$45 Million Distribution Rate Adjustment to Increase Atlantic City Electric Customer Bills
The New Jersey Board of Public Utilities recently authorized a distribution rate adjustment of $45 million for expenditures Atlantic City Electric has paid for upgrades and maintenance for a more dependable electric grid for its customers. This means monthly electric bills will increase immediately by 3.89 percent over existing rates.
“In order to further improve our electric system and continue providing quality service, it’s important that we build smarter energy infrastructure and upgrade our existing electrical systems,” said Vince Maione, Atlantic City Electric region president. “The distribution rate adjustment will help enable us to continue our ongoing reliability improvement programs to meet and exceed our customers’ expectations and will reimburse the company for monies already spent in achieving these goals.”
Under the new rates, a typical bill for a residential customer using 750 kilowatt hours per month will increase $5.33, or from $135.88 to $141.21 per month. A usual statement for a residential customer using 1,000 kilowatt hours per month will increase by $7.05, or from $181.20 to $188.25 per month.
Distribution rates include the cost of supplying power, not the cost of the actual power. Customers who purchase energy from a competitive provider continue to obtain distribution service from ACE, so they will also be impacted by the rate adjustment, Maione noted. The new total monthly bill for customers who shop for their energy will fluctuate according to the price the customer’s provider charges, he explained.
The filing also consists of an economic development discount rider, a pilot program to help encourage new and incremental business growth in South Jersey. Businesses that meet the requirements will obtain a 20 percent monthly bill credit for five years on the distribution part of their bill.
ACE initially filed for a distribution rate adjustment of $78.9 million in March, and the request was later updated to $79.4 million to incorporate real costs through December 2015.

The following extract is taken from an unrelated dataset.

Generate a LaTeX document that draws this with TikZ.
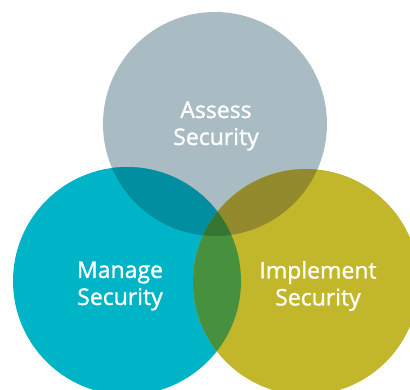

During the past five years the electric company has spent around $716 million in energy system upgrades, which has benefited customers. In 2015, customers had 41 percent fewer outages and, when outages did happen, service was reinstated about 25 percent quicker compared to 2011, according to Maione.
The company will continue to make infrastructure improvements for ongoing service reliability by constructing new infrastructure and substations and advancing infrastructure by updating transformers, poles, wires and other enhancements. —K.A.E.